The Republican state-stacking gerrymander was only made possible by the significant malapportionment of the U.S. Senate, a malapportionment that was enshrined in the Constitution itself. With every newly admitted state bringing with it two senators regardless of its population, Senate malapportionment created powerful political incentives for both parties to selectively admit states based on their perceived partisanship. By virtue of circumstance and the opportunities that it created, the Republicans were dramatically more successful at doing this, but not through any lack of trying on the part of the Democrats. Equal representation in the Senate had been a vital point of compromise at the Constitutional Convention in Philadelphia, not only to appease the states’ rights contingent, but also to balance out the proportional representation of the House, threading the needle between large-state and small-state interests in order to make ratification possible.

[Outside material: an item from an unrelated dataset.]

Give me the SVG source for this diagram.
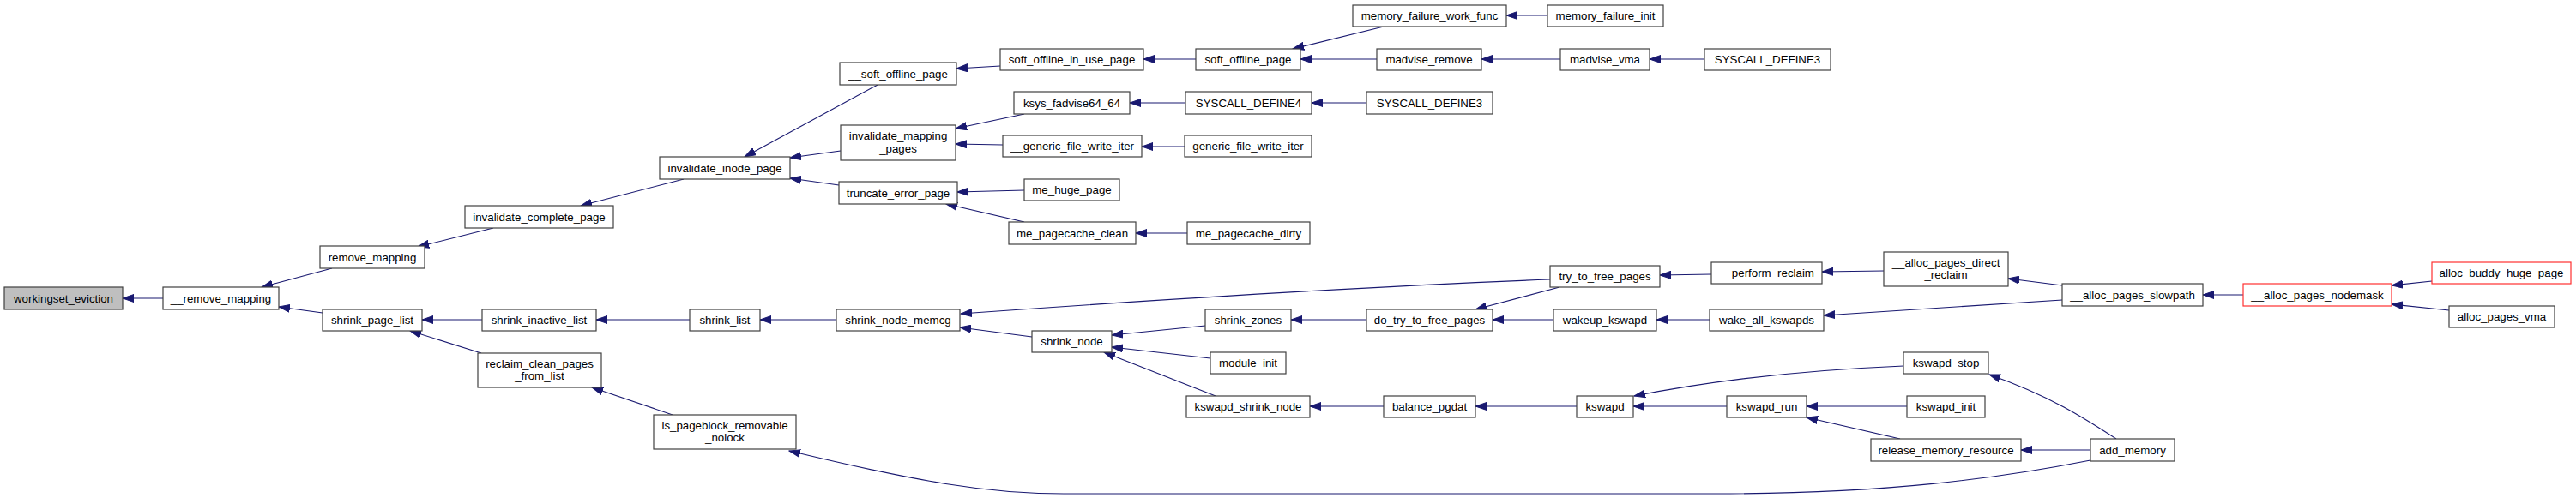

So strongly did the Framers feel about this particular provision that they made it the only one to be permanently entrenched against future amendment. “No state, without its consent,” concludes Article V, after outlining the various amendment procedures, “shall be deprived of its equal suffrage in the Senate.” Left unresolved is the interesting question of whether this provision itself could be subject to amendment. Some legal scholars have argued that a “two step” or “double amendment” process could be employed to reapportion the Senate. The first of these would explicitly repeal the shielding clause in Article V, while the second, ratified either contemporaneously or at a later date, could amend Article I to allocate Senate seats on the basis of each state’s population. Others have argued that the equal suffrage provision could only be constitutionally amended after obtaining the unanimous consent of the states.
While these arguments may seem academic, the malapportionment of the Senate continues to be a point of partisan contention to this day. As the urban-rural divide between Democrats and Republicans in national elections becomes even more pronounced, winning an overall Senate majority may become as taxing for the Democratic Party of the twenty-first century as it was for their late nineteenth-century forebears. In the wake of the reapportionment revolution of the 1960s, which is discussed in the next chapter, the U.S. Senate remains the only significantly malapportioned legislative chamber in the United States.